Many artists who have had little opportunity to share their work on campus will finally do so this weekend. For architecture students, who usually only show their work at graduation, the festival provides an unprecedented chance for a show during the normal academic year. The Sunday exhibit will feature the work of junior and senior architecture majors, specifically showcasing designs for the Farmington Canal in New Haven and a redesign of New York’s United Nations Plaza.
“We are so excited that architecture is going to be featured,” Leo Stevens ’05, co-president of Ink and Vellum, Yale’s undergraduate architecture forum, said. “Most people have no idea what we’re up to in the Art and Architecture Building,” said Stevens, who is a staff photographer for the News.
The festival presents a similar opportunity for Uyen Le ’06 and her new campus group, YCouture, to strut their stuff. Le created YCouture in November for aspiring designers, and Sunday’s show will mark its public debut.
The fashion show will feature designs from six or seven Yalie designers, including Lieb, each showcasing three or four pieces.
Lieb spent 10 to 15 hours on each of her four designs over winter break in preparation for the show, her fashion debut. Her parents are even making the trip to see her designs on display for the first time.
“I wanted the clothes I designed to be incredibly romantic with lots of lace,” Lieb said. “I was going for an ultra-feminine look in a modern world, clothes that are both elegant and romantic at the same time.”
Smita Gopisetty ’05 is similarly presenting her collection of work to the greater Yale community for the first time. Gopisetty’s photos — a product of over six semesters of photography class at Yale — will be featured in Saturday’s art exhibit.

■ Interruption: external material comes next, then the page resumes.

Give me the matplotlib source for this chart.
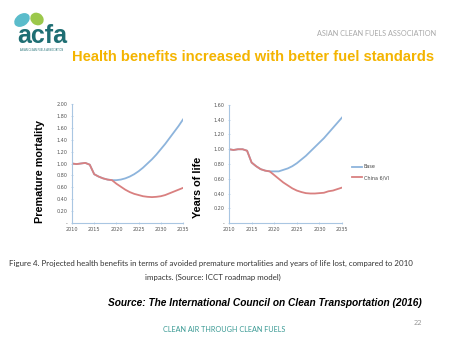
import numpy as np
import matplotlib.pyplot as plt
from matplotlib.patches import Ellipse
from matplotlib.ticker import FuncFormatter

years = list(range(2010, 2036))

# premature mortality (relative to 2010)
mort_base = [1.00, 0.99, 1.00, 1.01, 0.98, 0.82, 0.78, 0.75, 0.73, 0.72, 0.72, 0.73, 0.75,
             0.78, 0.82, 0.87, 0.93, 1.00, 1.07, 1.15, 1.24, 1.33, 1.43, 1.53, 1.63, 1.74]
mort_china = [1.00, 0.99, 1.00, 1.01, 0.98, 0.82, 0.78, 0.75, 0.73, 0.72, 0.66, 0.61, 0.56,
              0.52, 0.49, 0.47, 0.45, 0.44, 0.435, 0.44, 0.45, 0.47, 0.50, 0.53, 0.56, 0.59]

# years of life lost (relative to 2010)
yll_base = [1.00, 0.99, 1.00, 1.00, 0.98, 0.82, 0.77, 0.73, 0.71, 0.70, 0.70, 0.70, 0.72,
            0.74, 0.77, 0.81, 0.86, 0.91, 0.97, 1.03, 1.09, 1.15, 1.22, 1.29, 1.36, 1.43]
yll_china = [1.00, 0.99, 1.00, 1.00, 0.98, 0.82, 0.77, 0.73, 0.71, 0.70, 0.65, 0.60, 0.55,
             0.51, 0.47, 0.44, 0.42, 0.405, 0.40, 0.40, 0.405, 0.41, 0.43, 0.44, 0.46, 0.48]

xticks = [2010, 2015, 2020, 2025, 2030, 2035]
series_names = ['Base', 'China 6/VI']

blue = '#8DB4DC'
red = '#D98080'
axcol = '#A9C6E2'

W, H = 449, 338
fig = plt.figure(figsize=(W / 100, H / 100), dpi=100)
fig.patch.set_facecolor('white')

def fx(px):
    return px / W

def fy(py):
    return 1 - py / H

def zero_dash(v, pos):
    return '-' if abs(v) < 1e-9 else '%.2f' % v

def panel(left, right, top, bottom, base, china, ymax, ylabel, lab_x, lab_y):
    ax = fig.add_axes([fx(left), fy(bottom), fx(right - left), (bottom - top) / H])
    ax.plot(years, base, color=blue, lw=1.3, label=series_names[0])
    ax.plot(years, china, color=red, lw=1.3, label=series_names[1])
    ax.set_xlim(2010, 2035)
    ax.set_ylim(0, ymax)
    ax.set_xticks(xticks)
    ax.set_yticks(np.arange(0, ymax + 0.001, 0.2))
    ax.yaxis.set_major_formatter(FuncFormatter(zero_dash))
    for s in ['top', 'right']:
        ax.spines[s].set_visible(False)
    for s in ['left', 'bottom']:
        ax.spines[s].set_color(axcol)
        ax.spines[s].set_linewidth(0.8)
    ax.tick_params(labelsize=3.5, colors='#555555', length=2, width=0.5, direction='inout', pad=2)
    ax.tick_params(axis='both', color=axcol)
    fig.text(fx(lab_x), fy(lab_y), ylabel, rotation=90, ha='center', va='center',
             fontsize=7.8, fontweight='bold', family='Liberation Sans', color='black')
    return ax

panel(72, 183, 104, 223, mort_base, mort_china, 2.0, 'Premature mortality', 40, 172)
ax2 = panel(229, 342, 105, 223, yll_base, yll_china, 1.6, 'Years of life', 198, 187)
ax2.legend(loc='center left', bbox_to_anchor=(1.05, 0.43), frameon=False, fontsize=3.5,
           handlelength=2, handletextpad=0.4, labelspacing=1.2, labelcolor='#444444')

# logo
lax = fig.add_axes([0, 0, 1, 1], facecolor='none')
lax.set_xlim(0, W)
lax.set_ylim(H, 0)
lax.axis('off')
lax.add_patch(Ellipse((22, 20), 17, 12, angle=-35, color='#5BBCCB', lw=0))
lax.add_patch(Ellipse((37, 19), 14, 12, angle=35, color='#9CC84B', lw=0))
lax.text(42, 36, 'acfa', ha='center', va='center', fontsize=18, fontweight='bold',
         family='Liberation Sans', color='#1E6E73')
lax.text(42, 50, 'ASIAN CLEAN FUELS ASSOCIATION', ha='center', va='center', fontsize=1.8,
         color='#1E6E73')

fig.text(fx(436), fy(33), 'ASIAN CLEAN FUELS ASSOCIATION', ha='right', va='center',
         fontsize=5.2, color='#A8A8A8', family='Lato')
fig.text(fx(253), fy(57), 'Health benefits increased with better fuel standards', ha='center',
         va='center', fontsize=10.6, fontweight='bold', family='Liberation Sans', color='#F4B400')

fig.text(fx(211), fy(263), 'Figure 4. Projected health benefits in terms of avoided premature '
         'mortalities and years of life lost, compared to 2010', ha='center', va='center',
         fontsize=5.65, family='Lato', color='#333333')
fig.text(fx(213), fy(277), 'impacts. (Source: ICCT roadmap model)', ha='center', va='center',
         fontsize=5.65, family='Lato', color='#333333')

fig.text(fx(422), fy(303), 'Source: The International Council on Clean Transportation (2016)',
         ha='right', va='center', fontsize=7.25, fontweight='bold', style='italic',
         family='Liberation Sans', color='black')
fig.text(fx(422), fy(323), '22', ha='right', va='center', fontsize=5, color='#999999')
fig.text(fx(224), fy(330), 'CLEAN AIR THROUGH CLEAN FUELS', ha='center', va='center',
         fontsize=5.2, family='Lato', color='#3A9A94')

fig.savefig('out.png', dpi=100)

“Most of the exhibitions I’ve participated in were group shows related to the photo classes I was enrolled in at the time, and we were only allowed to submit a couple of pieces, so the arts festival is a welcome event,” Gopisetty said.
Gopisetty is a former sports editor for the News.
Bulldog Productions and Yale Television are exposing the community to a different kind of visual art in the form of a film festival which will give students a taste of their peers’ cinematic concoctions.
The seven-hour festival (which will be broken up into two showings) will boast a number of different films, ranging from 10-minute shorts to hour-long features.
The films range from a humorous short about a student vampire to a documentary on this year’s Harvard-Yale prank to an action film that portrays taekwondo on the Yale campus. Also included is the feature-length “Tri-State,” first screened on campus in April 2004.
“There really aren’t a lot of outlets for students to see what is going on in the arts,” Alexandra Reeve ’05, president of YTV, said. “That’s why YTV was formed: to bring student work to the forefront. And that’s the ethos of this whole Winter Arts Festival as well, which is why it’s so cool.”
The idea for the festival originated at the beginning of the school year, but the real planning did not start until November, Orly Friedman ’07, a member of YSAC and the chair of the festival, said. An important part of the planning process was coming up with the festival’s theme — “Reflections” — which Friedman said they left purposefully broad so that it would be accessible to all of the different kinds of artists while still providing a “unifying force” for the weekend.
Many of Yale’s peer institutions have similar arts weekends that have become institutions, Friedman said. She said a festival of this kind seemed like a “natural thing” to have at Yale, and she hopes to make the Yale version a similar tradition.
One unique feature of this year’s festival will be its contribution to the tsunami relief effort. Two organizations, Disaster Relief-Sri Lanka and American Red Cross at Yale, teamed up with YSAC to try and raise money through the festival, with proceeds from the kick-off show (tickets sell for $6) split between the two organizations. Nilakshi Parndigamage ’06, one of the organizers of Disaster Relief-Sri Lanka, said the partnership provides Yalies with the opportunity to benefit a good cause while also enjoying great arts.
Though this is the first year of the festival, YSAC has plans for its growth. Friedman said YSAC hopes to attract famous alumni in the future but said the planning began too late this year.
“We’re starting small, and hopefully it will grow into something big,” Ezell said. “Our goal is that it will in future years become something big that people will be anticipating and looking forward to.”